Key Takeaway: If your workload is consistent and massive (e.g., a scientific research facility processing petabytes of data 24/7), a Private Cloud might actually be cheaper in the long run. For 90% of other businesses, VPC offers better cash flow management.

Security: Is VPC Safe Enough?
A common myth is that Private Cloud is inherently more secure. This is not necessarily true.

In a Private Cloud, you are responsible for everything. If your IT team misses a security patch on the hypervisor, you are vulnerable.

In a VPC, the cloud provider (Amazon, Microsoft, Google) secures the physical infrastructure. They invest billions in security that no single enterprise can match. However, the “Shared Responsibility Model” means you are still responsible for configuring your firewall rules and access controls correctly. A misconfigured VPC is just as dangerous as an unlocked server room.

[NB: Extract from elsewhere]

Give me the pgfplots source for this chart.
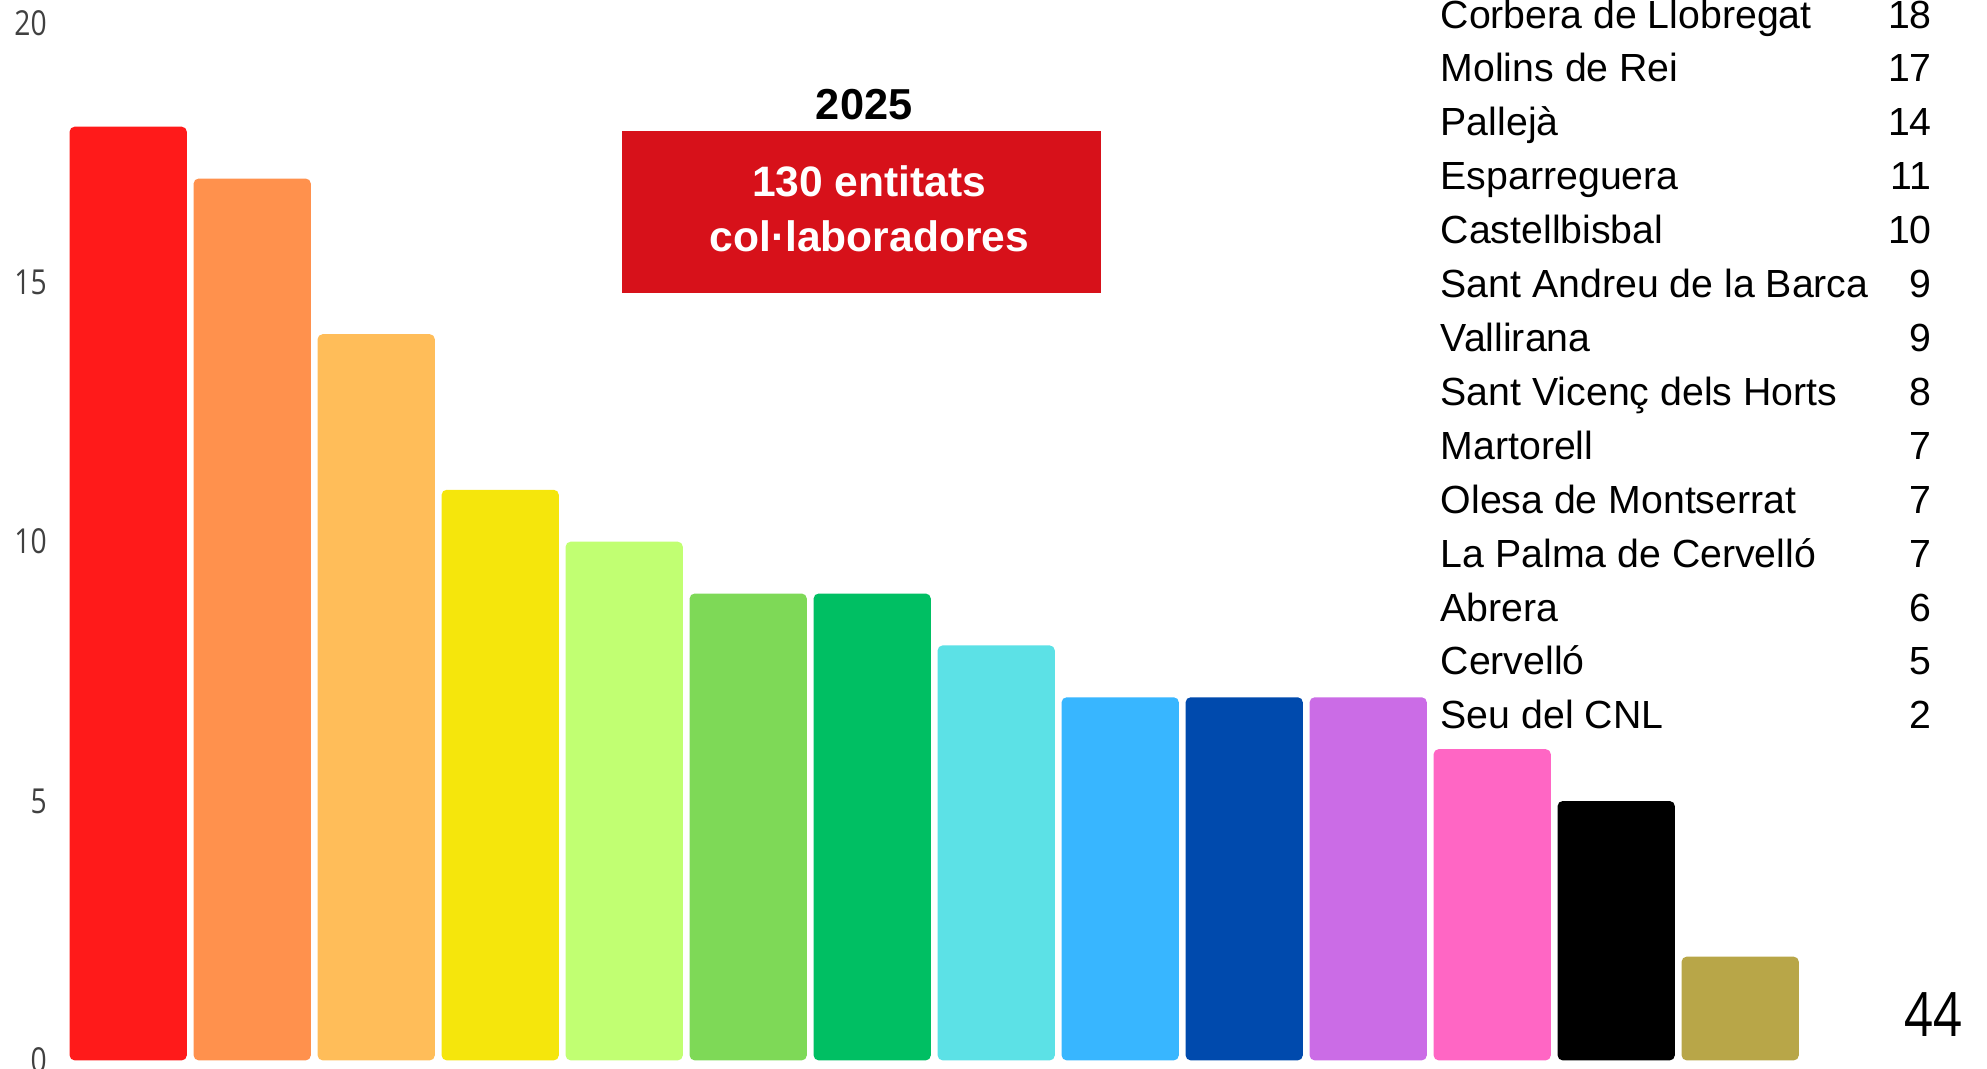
\documentclass[border=0pt]{standalone}
\usepackage{fontspec}
\setmainfont{Liberation Sans}
\newfontfamily\tickfont{Open Sans}[FakeStretch=0.82]
\usepackage{pgfplots}
\pgfplotsset{compat=1.18}

\definecolor{c1}{HTML}{FF1A1A}
\definecolor{c2}{HTML}{FF914D}
\definecolor{c3}{HTML}{FFBD59}
\definecolor{c4}{HTML}{F5E60C}
\definecolor{c5}{HTML}{C1FF72}
\definecolor{c6}{HTML}{7ED957}
\definecolor{c7}{HTML}{00BF63}
\definecolor{c8}{HTML}{5CE1E6}
\definecolor{c9}{HTML}{38B6FF}
\definecolor{c10}{HTML}{004AAD}
\definecolor{c11}{HTML}{CB6CE6}
\definecolor{c12}{HTML}{FF66C4}
\definecolor{c13}{HTML}{000000}
\definecolor{c14}{HTML}{B8A648}
\definecolor{boxred}{HTML}{D7111A}

\pgfplotsset{mybar/.style={ybar, bar width=46pt, bar shift=0pt, draw=none, rounded corners=2pt}}

\begin{document}
\begin{tikzpicture}
\useasboundingbox (0pt,0pt) rectangle (779.5pt,419pt);

\begin{axis}[
  at={(25pt,3pt)}, anchor=south west,
  scale only axis,
  width=682pt, height=407pt,
  xmin=-0.52, xmax=13.5,
  ymin=0, ymax=20,
  xtick=\empty,
  ytick={0,5,10,15,20},
  axis line style={draw=none},
  major tick length=0pt,
  /pgf/number format/assume math mode=true,
  yticklabel style={font=\tickfont\fontsize{13.5}{14}\selectfont, color=black!75,
    inner sep=0pt, anchor=east, xshift=-6.5pt},
]
\addplot[mybar, fill=c1]  coordinates {(0,18)};
\addplot[mybar, fill=c2]  coordinates {(1,17)};
\addplot[mybar, fill=c3]  coordinates {(2,14)};
\addplot[mybar, fill=c4]  coordinates {(3,11)};
\addplot[mybar, fill=c5]  coordinates {(4,10)};
\addplot[mybar, fill=c6]  coordinates {(5,9)};
\addplot[mybar, fill=c7]  coordinates {(6,9)};
\addplot[mybar, fill=c8]  coordinates {(7,8)};
\addplot[mybar, fill=c9]  coordinates {(8,7)};
\addplot[mybar, fill=c10] coordinates {(9,7)};
\addplot[mybar, fill=c11] coordinates {(10,7)};
\addplot[mybar, fill=c12] coordinates {(11,6)};
\addplot[mybar, fill=c13] coordinates {(12,5)};
\addplot[mybar, fill=c14] coordinates {(13,2)};
\end{axis}

\begin{scope}[x=0.5pt, y=0.5pt]
% title and total box
\node[anchor=base, font=\bfseries\fontsize{17}{20}\selectfont] at (678,744) {2025};
\fill[boxred] (488,608) rectangle (864,735);
\node[anchor=base, text=white, font=\bfseries\fontsize{16.7}{20}\selectfont] at (682,684) {130 entitats};
\node[anchor=base, text=white, font=\bfseries\fontsize{16.7}{20}\selectfont] at (682,641) {col·laboradores};

% list of places
\foreach \n/\v [count=\i from 0] in {Corbera de Llobregat/18, Molins de Rei/17, Pallejà/14,
  Esparreguera/11, Castellbisbal/10, Sant Andreu de la Barca/9, Vallirana/9,
  Sant Vicenç dels Horts/8, Martorell/7, Olesa de Montserrat/7, La Palma de Cervelló/7,
  Abrera/6, Cervelló/5, Seu del CNL/2}{
  \node[anchor=base west, inner sep=0pt, font=\fontsize{15.4}{18}\selectfont] at (1130,{816-42.3*\i}) {\n};
  \node[anchor=base east, inner sep=0pt, font=\fontsize{15.4}{18}\selectfont] at (1516,{816-42.3*\i}) {\v};
}

\node[anchor=base east, inner sep=0pt, font=\tickfont\fontsize{24}{26}\selectfont] at (1540,25) {44};
\end{scope}
\end{tikzpicture}
\end{document}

Verdict: Which One Should You Choose?

Choose Private Cloud If:

  • You are in a heavily regulated industry (HIPAA, GDPR strict adherence) requiring data to stay on-premises.
  • You have predictable, high-throughput workloads where buying hardware is cheaper than renting.
  • You require control over the specific hardware (e.g., specific GPU chipsets) that public clouds don’t offer.

Choose VPC If:

  • You need speed to market. You can launch a global application in hours.
  • Your workloads are variable (e.g., an e-commerce site with Black Friday spikes).
  • You want to minimize IT maintenance and focus on software development rather than hardware management.

Conclusion
The debate between Virtual Private Cloud and Private Cloud isn’t about which technology is “better” — it’s about which business model fits your stage of growth.

For most modern agile enterprises, VPC is the logical starting point. It offers the perfect balance of isolation and elasticity. Private Cloud remains the heavyweight champion for specific legacy, regulatory, or massive-scale use cases where control is non-negotiable.

Ultimately, many enterprises end up with a Hybrid Cloud strategy — keeping sensitive core data in a Private Cloud while bursting front-end applications into a VPC to handle user traffic.